Transcribe each line of the records below exactly, excluding any embedded images.
>> start
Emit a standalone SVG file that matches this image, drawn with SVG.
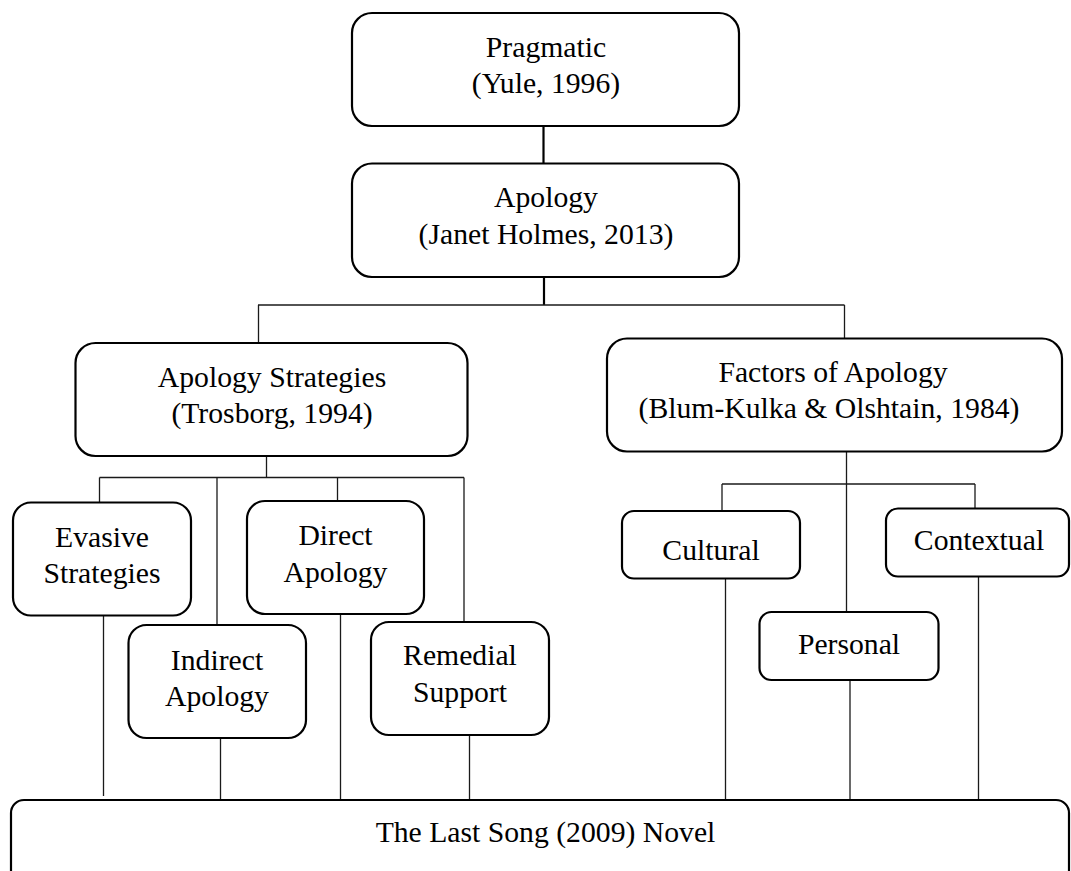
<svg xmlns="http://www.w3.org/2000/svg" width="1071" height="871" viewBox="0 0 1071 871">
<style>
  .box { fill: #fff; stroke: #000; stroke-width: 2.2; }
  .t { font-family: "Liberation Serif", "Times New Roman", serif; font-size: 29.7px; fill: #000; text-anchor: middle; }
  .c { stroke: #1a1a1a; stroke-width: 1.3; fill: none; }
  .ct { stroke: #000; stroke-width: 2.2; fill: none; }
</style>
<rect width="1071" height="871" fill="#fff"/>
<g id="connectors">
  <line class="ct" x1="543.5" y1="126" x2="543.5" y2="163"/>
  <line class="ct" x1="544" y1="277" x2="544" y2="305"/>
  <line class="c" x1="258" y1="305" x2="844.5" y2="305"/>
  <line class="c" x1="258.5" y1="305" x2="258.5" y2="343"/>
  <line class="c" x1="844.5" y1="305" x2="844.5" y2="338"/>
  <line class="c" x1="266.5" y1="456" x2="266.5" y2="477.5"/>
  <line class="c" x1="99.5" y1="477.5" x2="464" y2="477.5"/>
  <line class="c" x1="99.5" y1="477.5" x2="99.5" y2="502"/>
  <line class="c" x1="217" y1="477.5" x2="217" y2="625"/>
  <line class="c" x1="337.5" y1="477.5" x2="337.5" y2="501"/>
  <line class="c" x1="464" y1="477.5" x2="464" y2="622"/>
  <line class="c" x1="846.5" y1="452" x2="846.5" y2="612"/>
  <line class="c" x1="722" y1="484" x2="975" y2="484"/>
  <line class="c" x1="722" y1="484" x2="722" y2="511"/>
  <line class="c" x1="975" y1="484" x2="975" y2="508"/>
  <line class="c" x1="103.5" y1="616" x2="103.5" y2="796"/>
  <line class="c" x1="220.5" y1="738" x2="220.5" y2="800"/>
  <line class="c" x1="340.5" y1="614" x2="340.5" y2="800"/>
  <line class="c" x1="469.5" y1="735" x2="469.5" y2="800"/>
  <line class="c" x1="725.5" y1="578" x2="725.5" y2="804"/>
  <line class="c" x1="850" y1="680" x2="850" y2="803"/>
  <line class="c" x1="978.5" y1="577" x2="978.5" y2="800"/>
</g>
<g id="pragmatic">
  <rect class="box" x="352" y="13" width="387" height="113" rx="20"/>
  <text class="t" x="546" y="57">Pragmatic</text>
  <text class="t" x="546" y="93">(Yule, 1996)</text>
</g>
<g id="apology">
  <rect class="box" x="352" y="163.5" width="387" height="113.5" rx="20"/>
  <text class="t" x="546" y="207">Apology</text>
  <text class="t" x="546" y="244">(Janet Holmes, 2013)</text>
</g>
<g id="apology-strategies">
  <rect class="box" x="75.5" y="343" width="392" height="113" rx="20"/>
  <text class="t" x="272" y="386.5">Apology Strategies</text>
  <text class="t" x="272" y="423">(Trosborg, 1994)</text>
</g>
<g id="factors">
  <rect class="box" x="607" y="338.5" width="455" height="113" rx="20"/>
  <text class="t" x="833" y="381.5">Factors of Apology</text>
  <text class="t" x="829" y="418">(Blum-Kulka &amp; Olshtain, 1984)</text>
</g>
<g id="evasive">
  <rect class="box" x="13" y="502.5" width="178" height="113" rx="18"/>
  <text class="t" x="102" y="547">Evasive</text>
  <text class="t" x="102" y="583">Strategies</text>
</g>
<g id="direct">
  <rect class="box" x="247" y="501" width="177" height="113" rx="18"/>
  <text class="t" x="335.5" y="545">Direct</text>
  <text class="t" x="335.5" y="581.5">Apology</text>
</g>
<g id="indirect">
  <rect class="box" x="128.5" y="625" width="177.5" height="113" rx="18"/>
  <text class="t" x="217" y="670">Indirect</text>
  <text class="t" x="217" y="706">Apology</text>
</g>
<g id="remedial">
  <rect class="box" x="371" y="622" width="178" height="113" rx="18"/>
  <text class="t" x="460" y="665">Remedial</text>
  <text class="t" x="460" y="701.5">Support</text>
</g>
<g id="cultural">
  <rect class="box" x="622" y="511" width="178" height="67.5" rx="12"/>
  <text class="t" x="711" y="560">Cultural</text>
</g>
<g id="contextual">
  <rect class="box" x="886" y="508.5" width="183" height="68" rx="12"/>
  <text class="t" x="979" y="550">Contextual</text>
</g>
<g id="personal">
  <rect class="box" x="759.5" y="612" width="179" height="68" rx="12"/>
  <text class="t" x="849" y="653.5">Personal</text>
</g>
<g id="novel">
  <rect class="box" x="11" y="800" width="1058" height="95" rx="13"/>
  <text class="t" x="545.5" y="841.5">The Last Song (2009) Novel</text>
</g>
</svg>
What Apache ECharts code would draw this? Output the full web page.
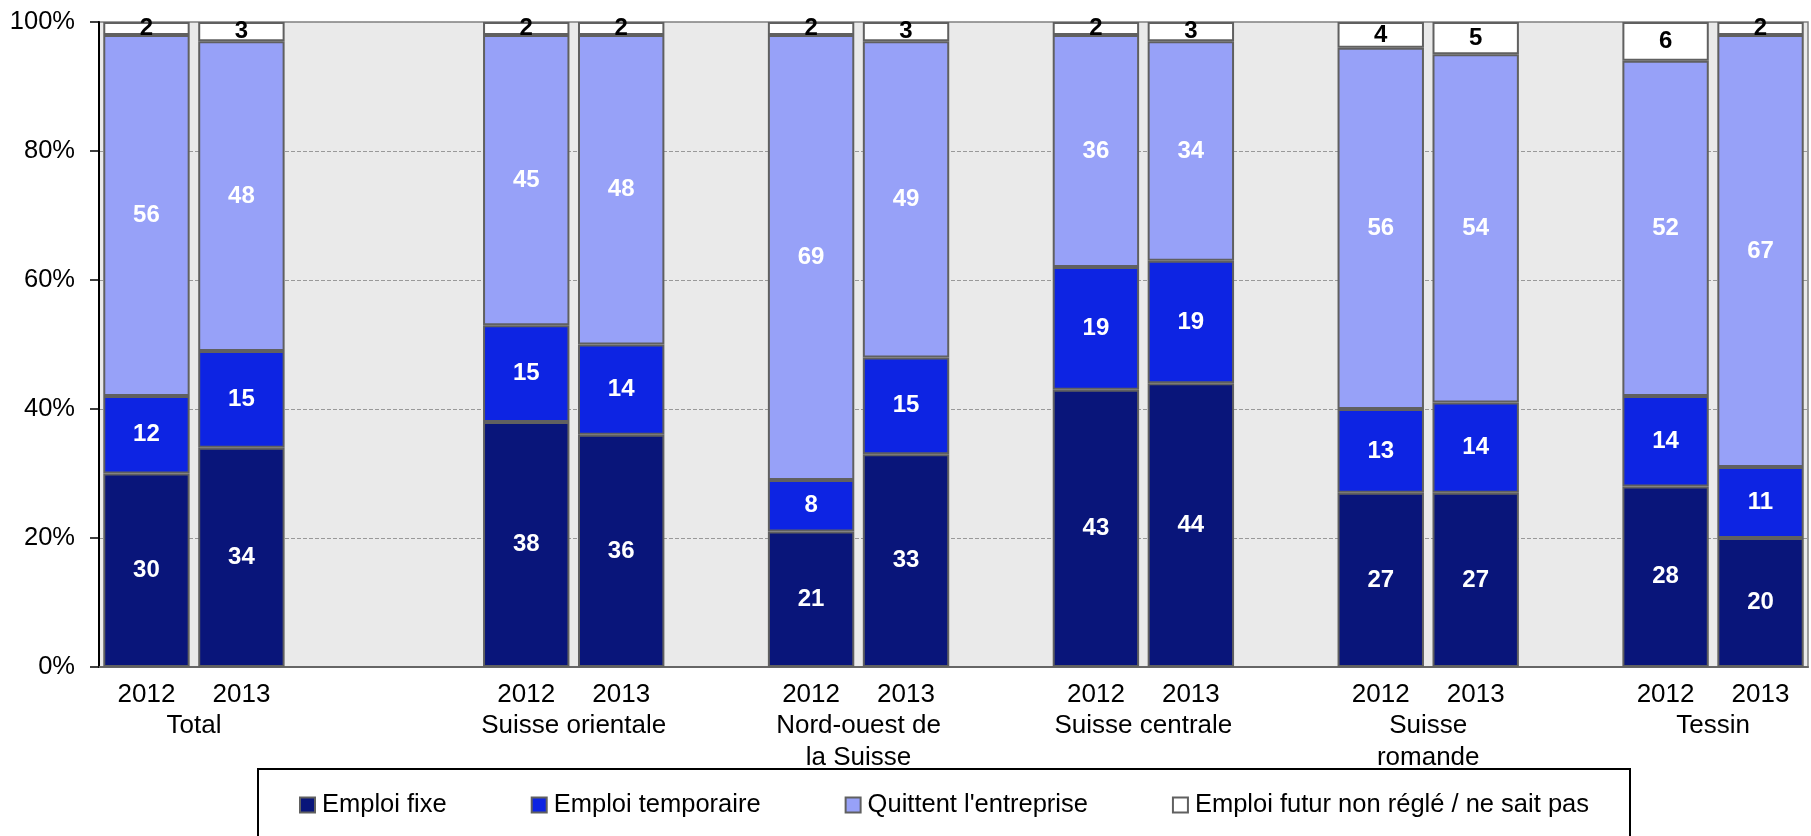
>> end
SOLUTION ▸
Emit a standalone SVG file that matches this image, drawn with SVG.
<svg xmlns="http://www.w3.org/2000/svg" width="1071" height="871" viewBox="0 0 1071 871">
<style>
  .box { fill: #fff; stroke: #000; stroke-width: 2.2; }
  .t { font-family: "Liberation Serif", "Times New Roman", serif; font-size: 29.7px; fill: #000; text-anchor: middle; }
  .c { stroke: #1a1a1a; stroke-width: 1.3; fill: none; }
  .ct { stroke: #000; stroke-width: 2.2; fill: none; }
</style>
<rect width="1071" height="871" fill="#fff"/>
<g id="connectors">
  <line class="ct" x1="543.5" y1="126" x2="543.5" y2="163"/>
  <line class="ct" x1="544" y1="277" x2="544" y2="305"/>
  <line class="c" x1="258" y1="305" x2="844.5" y2="305"/>
  <line class="c" x1="258.5" y1="305" x2="258.5" y2="343"/>
  <line class="c" x1="844.5" y1="305" x2="844.5" y2="338"/>
  <line class="c" x1="266.5" y1="456" x2="266.5" y2="477.5"/>
  <line class="c" x1="99.5" y1="477.5" x2="464" y2="477.5"/>
  <line class="c" x1="99.5" y1="477.5" x2="99.5" y2="502"/>
  <line class="c" x1="217" y1="477.5" x2="217" y2="625"/>
  <line class="c" x1="337.5" y1="477.5" x2="337.5" y2="501"/>
  <line class="c" x1="464" y1="477.5" x2="464" y2="622"/>
  <line class="c" x1="846.5" y1="452" x2="846.5" y2="612"/>
  <line class="c" x1="722" y1="484" x2="975" y2="484"/>
  <line class="c" x1="722" y1="484" x2="722" y2="511"/>
  <line class="c" x1="975" y1="484" x2="975" y2="508"/>
  <line class="c" x1="103.5" y1="616" x2="103.5" y2="796"/>
  <line class="c" x1="220.5" y1="738" x2="220.5" y2="800"/>
  <line class="c" x1="340.5" y1="614" x2="340.5" y2="800"/>
  <line class="c" x1="469.5" y1="735" x2="469.5" y2="800"/>
  <line class="c" x1="725.5" y1="578" x2="725.5" y2="804"/>
  <line class="c" x1="850" y1="680" x2="850" y2="803"/>
  <line class="c" x1="978.5" y1="577" x2="978.5" y2="800"/>
</g>
<g id="pragmatic">
  <rect class="box" x="352" y="13" width="387" height="113" rx="20"/>
  <text class="t" x="546" y="57">Pragmatic</text>
  <text class="t" x="546" y="93">(Yule, 1996)</text>
</g>
<g id="apology">
  <rect class="box" x="352" y="163.5" width="387" height="113.5" rx="20"/>
  <text class="t" x="546" y="207">Apology</text>
  <text class="t" x="546" y="244">(Janet Holmes, 2013)</text>
</g>
<g id="apology-strategies">
  <rect class="box" x="75.5" y="343" width="392" height="113" rx="20"/>
  <text class="t" x="272" y="386.5">Apology Strategies</text>
  <text class="t" x="272" y="423">(Trosborg, 1994)</text>
</g>
<g id="factors">
  <rect class="box" x="607" y="338.5" width="455" height="113" rx="20"/>
  <text class="t" x="833" y="381.5">Factors of Apology</text>
  <text class="t" x="829" y="418">(Blum-Kulka &amp; Olshtain, 1984)</text>
</g>
<g id="evasive">
  <rect class="box" x="13" y="502.5" width="178" height="113" rx="18"/>
  <text class="t" x="102" y="547">Evasive</text>
  <text class="t" x="102" y="583">Strategies</text>
</g>
<g id="direct">
  <rect class="box" x="247" y="501" width="177" height="113" rx="18"/>
  <text class="t" x="335.5" y="545">Direct</text>
  <text class="t" x="335.5" y="581.5">Apology</text>
</g>
<g id="indirect">
  <rect class="box" x="128.5" y="625" width="177.5" height="113" rx="18"/>
  <text class="t" x="217" y="670">Indirect</text>
  <text class="t" x="217" y="706">Apology</text>
</g>
<g id="remedial">
  <rect class="box" x="371" y="622" width="178" height="113" rx="18"/>
  <text class="t" x="460" y="665">Remedial</text>
  <text class="t" x="460" y="701.5">Support</text>
</g>
<g id="cultural">
  <rect class="box" x="622" y="511" width="178" height="67.5" rx="12"/>
  <text class="t" x="711" y="560">Cultural</text>
</g>
<g id="contextual">
  <rect class="box" x="886" y="508.5" width="183" height="68" rx="12"/>
  <text class="t" x="979" y="550">Contextual</text>
</g>
<g id="personal">
  <rect class="box" x="759.5" y="612" width="179" height="68" rx="12"/>
  <text class="t" x="849" y="653.5">Personal</text>
</g>
<g id="novel">
  <rect class="box" x="11" y="800" width="1058" height="95" rx="13"/>
  <text class="t" x="545.5" y="841.5">The Last Song (2009) Novel</text>
</g>
</svg>
What Apache ECharts code would draw this? Output the full web page.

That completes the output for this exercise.